Truss won comfortably with 57.4 per cent, or 81,000 of the party members, to Sunak’s 42.6 per cent and 60,000 members.
She will take over from Boris Johnson who was forced to resign in July over multiple scandals.
Johnson will formally give his resignation to the Queen at her Balmoral residence, then Truss will visit the monarch to have her appointment confirmed.
She will then return to London to begin tackling the country’s issues including soaring inflation, increasing energy bills and the real possibility of recession.
“I know that our beliefs resonate with the British people: our beliefs in freedom, in the ability to control your own life, in low taxes, in personal responsibility,” she said to an audience in central London.
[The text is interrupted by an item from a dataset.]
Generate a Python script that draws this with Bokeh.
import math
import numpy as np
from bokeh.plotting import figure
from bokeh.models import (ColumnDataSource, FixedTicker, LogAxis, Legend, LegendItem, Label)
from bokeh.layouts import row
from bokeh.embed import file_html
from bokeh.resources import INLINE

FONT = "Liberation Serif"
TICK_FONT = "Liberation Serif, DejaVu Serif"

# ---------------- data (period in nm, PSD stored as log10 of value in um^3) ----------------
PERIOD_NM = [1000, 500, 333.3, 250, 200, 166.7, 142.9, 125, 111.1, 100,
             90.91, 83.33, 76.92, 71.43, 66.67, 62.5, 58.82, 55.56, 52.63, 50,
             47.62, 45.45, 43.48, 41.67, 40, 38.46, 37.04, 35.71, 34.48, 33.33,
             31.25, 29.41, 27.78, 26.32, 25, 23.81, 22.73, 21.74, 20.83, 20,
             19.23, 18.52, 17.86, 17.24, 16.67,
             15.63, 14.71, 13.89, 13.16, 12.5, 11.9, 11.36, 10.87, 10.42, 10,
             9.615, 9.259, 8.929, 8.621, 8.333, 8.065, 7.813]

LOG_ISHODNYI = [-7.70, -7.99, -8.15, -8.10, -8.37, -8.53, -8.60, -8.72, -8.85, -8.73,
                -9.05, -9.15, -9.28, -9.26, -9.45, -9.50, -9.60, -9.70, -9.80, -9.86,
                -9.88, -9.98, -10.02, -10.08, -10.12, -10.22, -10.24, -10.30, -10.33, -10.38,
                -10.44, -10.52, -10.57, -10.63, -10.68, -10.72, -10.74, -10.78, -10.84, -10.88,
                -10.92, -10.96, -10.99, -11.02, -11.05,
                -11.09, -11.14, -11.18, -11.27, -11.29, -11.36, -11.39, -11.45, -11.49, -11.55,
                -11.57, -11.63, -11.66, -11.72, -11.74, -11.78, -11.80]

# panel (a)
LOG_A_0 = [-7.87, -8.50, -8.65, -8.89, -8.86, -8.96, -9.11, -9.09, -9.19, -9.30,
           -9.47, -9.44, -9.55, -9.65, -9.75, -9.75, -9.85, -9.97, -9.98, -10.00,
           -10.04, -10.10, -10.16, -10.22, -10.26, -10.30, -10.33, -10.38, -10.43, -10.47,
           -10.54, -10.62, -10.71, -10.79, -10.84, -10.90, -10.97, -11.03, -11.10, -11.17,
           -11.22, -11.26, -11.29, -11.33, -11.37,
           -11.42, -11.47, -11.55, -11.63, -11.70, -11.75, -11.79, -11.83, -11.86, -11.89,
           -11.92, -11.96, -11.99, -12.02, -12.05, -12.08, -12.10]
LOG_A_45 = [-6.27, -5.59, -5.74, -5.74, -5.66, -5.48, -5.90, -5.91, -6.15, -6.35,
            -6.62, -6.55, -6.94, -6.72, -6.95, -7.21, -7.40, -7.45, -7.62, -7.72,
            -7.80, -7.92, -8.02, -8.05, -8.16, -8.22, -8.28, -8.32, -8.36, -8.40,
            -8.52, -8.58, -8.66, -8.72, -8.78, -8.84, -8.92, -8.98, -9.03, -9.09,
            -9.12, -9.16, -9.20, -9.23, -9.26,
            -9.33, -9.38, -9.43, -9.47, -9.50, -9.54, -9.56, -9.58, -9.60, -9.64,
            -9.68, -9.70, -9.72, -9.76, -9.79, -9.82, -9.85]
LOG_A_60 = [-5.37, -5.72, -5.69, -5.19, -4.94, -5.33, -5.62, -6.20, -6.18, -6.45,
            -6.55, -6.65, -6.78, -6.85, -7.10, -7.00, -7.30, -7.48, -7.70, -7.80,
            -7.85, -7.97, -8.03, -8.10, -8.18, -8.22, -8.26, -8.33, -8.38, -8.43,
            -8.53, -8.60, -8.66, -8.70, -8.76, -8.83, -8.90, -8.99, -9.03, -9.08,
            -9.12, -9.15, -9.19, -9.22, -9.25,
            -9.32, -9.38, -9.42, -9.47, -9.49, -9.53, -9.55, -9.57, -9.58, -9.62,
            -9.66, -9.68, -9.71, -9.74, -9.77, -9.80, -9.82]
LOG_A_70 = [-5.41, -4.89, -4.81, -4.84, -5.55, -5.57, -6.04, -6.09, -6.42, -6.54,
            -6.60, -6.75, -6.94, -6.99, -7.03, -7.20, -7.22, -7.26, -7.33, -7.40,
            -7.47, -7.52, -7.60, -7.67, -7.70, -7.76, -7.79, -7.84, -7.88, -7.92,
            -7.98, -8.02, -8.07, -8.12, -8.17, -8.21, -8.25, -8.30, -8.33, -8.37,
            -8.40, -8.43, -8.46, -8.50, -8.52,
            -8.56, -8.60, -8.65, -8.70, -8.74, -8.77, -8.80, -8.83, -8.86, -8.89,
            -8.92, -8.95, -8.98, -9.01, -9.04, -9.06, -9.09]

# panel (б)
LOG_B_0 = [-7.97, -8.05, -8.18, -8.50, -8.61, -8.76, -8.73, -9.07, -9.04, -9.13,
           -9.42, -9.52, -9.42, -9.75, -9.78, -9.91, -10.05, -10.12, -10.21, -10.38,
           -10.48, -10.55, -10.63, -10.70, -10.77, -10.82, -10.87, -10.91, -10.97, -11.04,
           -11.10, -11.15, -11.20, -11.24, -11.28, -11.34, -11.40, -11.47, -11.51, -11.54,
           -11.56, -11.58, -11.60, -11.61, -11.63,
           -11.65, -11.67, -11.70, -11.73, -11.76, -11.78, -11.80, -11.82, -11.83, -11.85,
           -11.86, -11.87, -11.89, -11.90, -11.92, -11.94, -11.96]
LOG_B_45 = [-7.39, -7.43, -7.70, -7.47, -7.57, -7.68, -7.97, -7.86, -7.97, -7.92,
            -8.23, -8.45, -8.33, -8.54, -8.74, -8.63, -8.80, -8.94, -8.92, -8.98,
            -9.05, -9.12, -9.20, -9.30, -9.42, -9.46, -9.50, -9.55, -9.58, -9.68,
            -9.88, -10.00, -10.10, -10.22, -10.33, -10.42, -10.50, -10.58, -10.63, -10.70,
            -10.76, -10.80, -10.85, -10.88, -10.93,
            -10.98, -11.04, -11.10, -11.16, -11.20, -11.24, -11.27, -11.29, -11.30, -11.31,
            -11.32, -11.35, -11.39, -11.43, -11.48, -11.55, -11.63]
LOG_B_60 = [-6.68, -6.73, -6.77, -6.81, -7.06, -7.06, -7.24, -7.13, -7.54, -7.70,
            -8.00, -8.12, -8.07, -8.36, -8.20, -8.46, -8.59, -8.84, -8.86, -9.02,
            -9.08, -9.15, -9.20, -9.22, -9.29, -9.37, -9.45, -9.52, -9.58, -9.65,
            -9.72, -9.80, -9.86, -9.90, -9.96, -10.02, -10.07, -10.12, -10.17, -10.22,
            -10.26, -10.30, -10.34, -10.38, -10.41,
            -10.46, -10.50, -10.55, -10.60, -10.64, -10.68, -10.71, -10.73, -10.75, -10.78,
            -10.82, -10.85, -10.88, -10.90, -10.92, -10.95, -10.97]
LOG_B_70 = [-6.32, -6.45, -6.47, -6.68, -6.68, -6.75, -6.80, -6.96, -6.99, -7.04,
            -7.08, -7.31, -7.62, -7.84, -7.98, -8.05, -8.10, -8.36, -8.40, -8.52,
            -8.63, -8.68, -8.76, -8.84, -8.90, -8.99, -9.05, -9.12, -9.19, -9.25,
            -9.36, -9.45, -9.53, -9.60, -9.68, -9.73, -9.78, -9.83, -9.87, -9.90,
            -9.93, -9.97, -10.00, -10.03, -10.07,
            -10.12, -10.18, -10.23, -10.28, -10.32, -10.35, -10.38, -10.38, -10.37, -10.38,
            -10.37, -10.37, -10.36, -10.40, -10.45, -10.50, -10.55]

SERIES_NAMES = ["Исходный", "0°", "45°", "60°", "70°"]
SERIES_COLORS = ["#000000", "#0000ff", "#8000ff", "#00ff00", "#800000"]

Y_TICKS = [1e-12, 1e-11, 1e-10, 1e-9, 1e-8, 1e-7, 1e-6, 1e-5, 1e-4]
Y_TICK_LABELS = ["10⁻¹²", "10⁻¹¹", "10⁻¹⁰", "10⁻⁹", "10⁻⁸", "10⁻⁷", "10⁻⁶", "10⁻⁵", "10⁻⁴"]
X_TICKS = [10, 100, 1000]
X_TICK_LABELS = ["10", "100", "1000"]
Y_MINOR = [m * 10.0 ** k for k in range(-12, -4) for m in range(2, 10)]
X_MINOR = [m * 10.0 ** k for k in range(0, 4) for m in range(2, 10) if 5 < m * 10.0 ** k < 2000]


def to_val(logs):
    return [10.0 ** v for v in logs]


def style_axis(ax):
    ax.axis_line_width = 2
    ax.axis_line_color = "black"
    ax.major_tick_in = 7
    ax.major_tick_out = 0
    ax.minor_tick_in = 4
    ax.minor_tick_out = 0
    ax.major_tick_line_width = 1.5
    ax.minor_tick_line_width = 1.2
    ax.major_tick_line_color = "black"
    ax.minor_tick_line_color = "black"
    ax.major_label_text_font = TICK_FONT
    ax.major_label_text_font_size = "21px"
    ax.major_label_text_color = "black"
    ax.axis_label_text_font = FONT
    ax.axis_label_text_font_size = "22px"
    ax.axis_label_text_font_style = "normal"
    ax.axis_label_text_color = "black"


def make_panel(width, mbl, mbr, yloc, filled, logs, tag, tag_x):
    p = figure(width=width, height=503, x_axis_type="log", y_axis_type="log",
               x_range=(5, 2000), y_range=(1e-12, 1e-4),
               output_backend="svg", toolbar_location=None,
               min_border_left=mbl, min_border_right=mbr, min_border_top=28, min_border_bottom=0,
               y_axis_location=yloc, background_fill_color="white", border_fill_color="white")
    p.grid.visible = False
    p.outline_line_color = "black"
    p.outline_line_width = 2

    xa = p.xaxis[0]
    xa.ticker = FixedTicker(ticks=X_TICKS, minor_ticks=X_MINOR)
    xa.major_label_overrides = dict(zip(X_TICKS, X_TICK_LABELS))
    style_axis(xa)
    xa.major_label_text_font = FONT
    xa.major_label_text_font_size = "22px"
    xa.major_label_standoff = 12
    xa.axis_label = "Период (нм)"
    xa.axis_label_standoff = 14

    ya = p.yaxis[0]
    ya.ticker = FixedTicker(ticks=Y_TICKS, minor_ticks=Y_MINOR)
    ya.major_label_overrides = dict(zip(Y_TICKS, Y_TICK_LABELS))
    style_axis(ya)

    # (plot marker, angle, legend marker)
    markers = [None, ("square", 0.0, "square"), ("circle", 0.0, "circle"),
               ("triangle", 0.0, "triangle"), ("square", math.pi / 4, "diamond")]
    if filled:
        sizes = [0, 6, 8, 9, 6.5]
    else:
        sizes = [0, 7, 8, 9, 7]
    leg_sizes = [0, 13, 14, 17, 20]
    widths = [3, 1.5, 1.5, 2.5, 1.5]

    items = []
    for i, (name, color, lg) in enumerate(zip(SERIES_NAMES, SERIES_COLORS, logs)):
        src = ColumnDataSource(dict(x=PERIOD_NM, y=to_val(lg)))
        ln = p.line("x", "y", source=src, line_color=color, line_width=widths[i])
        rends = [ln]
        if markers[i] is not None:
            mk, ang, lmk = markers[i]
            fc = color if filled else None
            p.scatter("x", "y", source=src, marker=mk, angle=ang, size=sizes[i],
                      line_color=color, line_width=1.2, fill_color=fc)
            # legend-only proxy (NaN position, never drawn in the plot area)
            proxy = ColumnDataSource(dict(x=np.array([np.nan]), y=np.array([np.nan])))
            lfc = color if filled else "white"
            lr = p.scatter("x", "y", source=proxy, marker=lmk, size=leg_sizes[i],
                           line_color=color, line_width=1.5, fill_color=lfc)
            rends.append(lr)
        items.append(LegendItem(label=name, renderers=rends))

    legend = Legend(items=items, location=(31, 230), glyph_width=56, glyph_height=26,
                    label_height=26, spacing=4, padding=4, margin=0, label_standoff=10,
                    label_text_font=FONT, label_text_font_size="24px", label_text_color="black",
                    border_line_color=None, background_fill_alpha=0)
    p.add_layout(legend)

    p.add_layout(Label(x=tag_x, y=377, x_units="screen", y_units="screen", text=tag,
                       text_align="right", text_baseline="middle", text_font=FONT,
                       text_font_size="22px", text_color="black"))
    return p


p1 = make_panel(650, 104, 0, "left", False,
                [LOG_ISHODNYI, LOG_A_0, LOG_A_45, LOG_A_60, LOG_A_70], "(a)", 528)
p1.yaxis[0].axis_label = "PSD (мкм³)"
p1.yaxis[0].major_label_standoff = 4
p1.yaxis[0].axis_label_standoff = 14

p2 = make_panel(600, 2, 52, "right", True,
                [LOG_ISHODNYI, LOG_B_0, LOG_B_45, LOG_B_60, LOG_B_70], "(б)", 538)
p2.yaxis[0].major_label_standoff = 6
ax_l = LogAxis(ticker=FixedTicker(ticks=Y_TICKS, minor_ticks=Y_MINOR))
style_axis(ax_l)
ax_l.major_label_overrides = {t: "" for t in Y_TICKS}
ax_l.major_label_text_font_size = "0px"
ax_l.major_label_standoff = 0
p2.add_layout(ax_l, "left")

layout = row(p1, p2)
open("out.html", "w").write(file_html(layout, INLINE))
“I know that’s why people voted for us in such numbers in 2019 and as your party leader I intend to deliver what we promised those voters right across our great country.”
Liz Truss inherits a deeply divided Conservative Party after a campaign that saw both sides engaging in bitter personal attacks.
She becomes the third female UK prime minister, preceded by Margaret Thatcher and Theresa May.
Rishi Sunak will not be offered a role in Liz Truss’s cabinet which is a break from the tradition of most unsuccessful leadership contenders receiving a cabinet offer.
On Monday, Sunak told the BBC that the cabinet was “not something I’m thinking about” and his allies have indicated he is preparing to wait, believing Truss will be proven wrong in her plans to cut taxes instead of first controlling inflation.
It is believed her picks for the great Offices of State in her cabinet are likely to be Kwasi Kwarteng for her chancellor, James Cleverly for foreign secretary, and Suella Braverman as home secretary.
The expected appointments would mean there will be no white men in the four great offices of state for the first time.